Pracownicy kolei, którzy udrażniali koryta odwadniające w pobliżu torów linii nr 65 w Krzątce, w gminie Majdan Królewski, natknęli się na niewybuch, Jak się okazało, był to pocisk artyleryjski z II wojny światowej.
We wtorkowy (13.05) poranek, tuż po godzinie 9, podczas rutynowych prac porządkowych przy linii kolejowej nr 65 w Krzątce doszło do niecodziennego i potencjalnie niebezpiecznego odkrycia.
Pocisk artyleryjski
Pracownicy kolei, udrażniając odwodnienie torów, natknęli się na niewybuch. Jak się okazało, był to pocisk artyleryjski z II wojny światowej.
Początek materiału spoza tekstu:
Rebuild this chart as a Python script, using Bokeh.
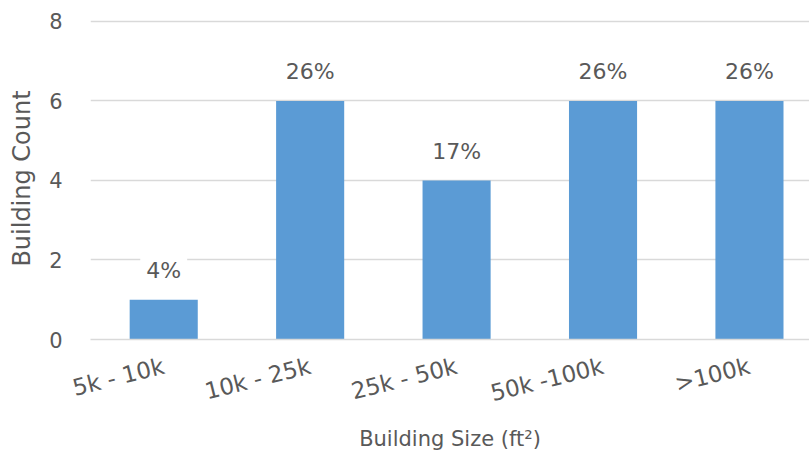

Znalezisko znajdowało się w korycie odwadniającym, zaledwie kilka metrów od czynnych torów. O sprawie poinformowano kolbuszowską policję.
Na miejsce skierowano funkcjonariusza specjalizującego się w rozpoznaniu minersko-pirotechnicznym, który potwierdził, że odnaleziony przedmiot to wojenny niewybuch.
Wstrzymano pociągi
Ze względów bezpieczeństwa, miejsce zostało niezwłocznie zabezpieczone przez policjantów. Wstrzymano też ruch pociągów na czas oczekiwania na patrol saperski, który miał zająć się bezpiecznym usunięciem i neutralizacją znaleziska.
To kolejne już w tym roku znalezisko pochodzące z czasów II wojny światowej, jakie ujawniono na terenie Podkarpacia. Przypadki takie wciąż się zdarzają, zwłaszcza na obszarach, gdzie w przeszłości toczyły się działania wojenne.
Policja przestrzega
Policja przypomina, że w przypadku odnalezienia przedmiotów przypominających niewybuchy – pod żadnym pozorem nie należy ich dotykać ani przenosić. Takie obiekty mogą w każdej chwili eksplodować, powodując tragedię.
Należy natychmiast powiadomić odpowiednie służby, najlepiej dzwoniąc na numer alarmowy 112. Jeśli to możliwe, należy też oznaczyć miejsce znaleziska i zadbać o to, by nikt tam się nie zbliżał.